Our final stop was the Kierkegaard family gravesite in the Assistens Cemetery. It is a lesson in stone. Here are the names of five Kierkegaard brothers and sisters who died in childhood or youth. Their deaths fed the melancholy of Kierkegaard’s father, which he imparted to his two surviving sons. That melancholy—what Kierkegaard called “the thorn in my flesh”—contributed to his choice of a solitary life and helped inspire the penetrating analyses of anxiety and despair that are among his greatest contributions to existentialist literature. To my surprise, the students purchased flowers to place on his grave.

Regina was buried in the same cemetery. Six years after the break with Kierkegaard, she married and eventually accompanied her husband to the West Indies. Regina returned to Denmark after Kierkegaard’s death and lived until 1904. It is said that in her very old age she sometimes introduced herself to visitors as “Mrs. Kierkegaard.” With the departure of our airport train looming, there was only time for a hurried search. Not fifty meters away we found her grave.

Our trip took place three weeks into our course, and it inspired everything that followed. I have taught this course often before, but this year was different. Enthusiasm for Kierkegaard’s writings marked the students’ essays and class discussions. We were no longer talking about some remote nineteenth-century thinker, but about “Søren,” whose path they had literally followed.

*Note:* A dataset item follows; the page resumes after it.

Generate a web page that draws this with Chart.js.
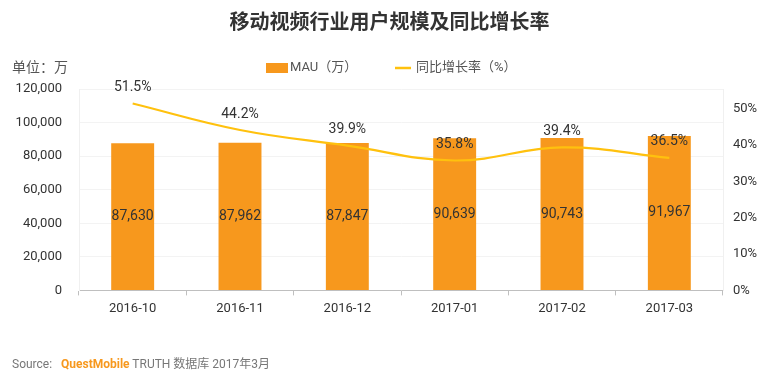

I could say many things about the educational depth this trip added to the course, but I think one of the students summed it up best:

“Existentialism is clearly a philosophy that values living by the choices one makes, but also about actually experiencing these choices as you make them. By visiting Denmark, we saw just how profoundly Kierkegaard’s philosophy was impacted by his own life experiences. Yes, you could probably read about the impact of one on another in a book, but that’s not the same thing as seeing the interior of the Frue Kirke and imagining Regina and Søren exchanging glances. It’s not the same thing as standing on the Gillejeje coast and contemplating not only Kierkegaard’s ultimate truth, but also your own, personal ultimate truth.”